The participation of Hong Kong in the ABU TV Song Festival has occurred eight times since the inaugural ABU TV Song Festival began in 2012. Since their début in 2012, the Hong Kong entry has been organised by the national broadcaster Television Broadcasts Limited (TVB). In 2020, Hong Kong withdrew from the festival and has yet to return.

History

2012
TVB is one of the founder members in the ABU TV Song Festivals, having participated in the very first ABU TV Song Festival 2012.
In Seoul Hong Kong was represented by Alfred Hui who performed 7th on the night after Japan and before Indonesia.

2013
On 15 June 2013 it was confirmed that Hong Kong would participate in the second ABU TV Song Festival in Hanoi, Vietnam.
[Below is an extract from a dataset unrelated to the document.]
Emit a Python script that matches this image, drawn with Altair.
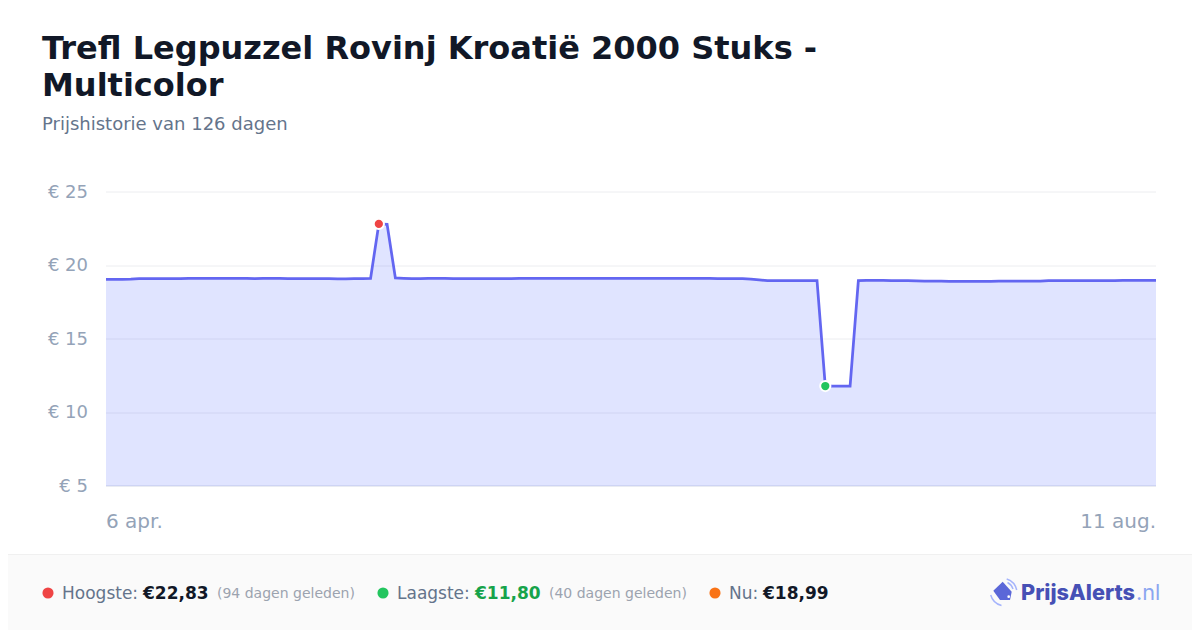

TVB selected Mag Lam to represent the country on the stage in Hanoi.

2014
On June 4 2014 TVB confirmed that Hong Kong would participate in the third festival in Macau. On 1 September 2014 it was revealed that Hong Kong would be represented by Fredrick Cheng. It was announced on 24 September 2014 that Fredrick Cheng would perform "Xióngmao".

2015
It was announced on 19 August 2015 that Hong Kong would not participate in the 2015 ABU TV Song Festival in Istanbul, Turkey. But later it was announced that they would still participate in Turkey.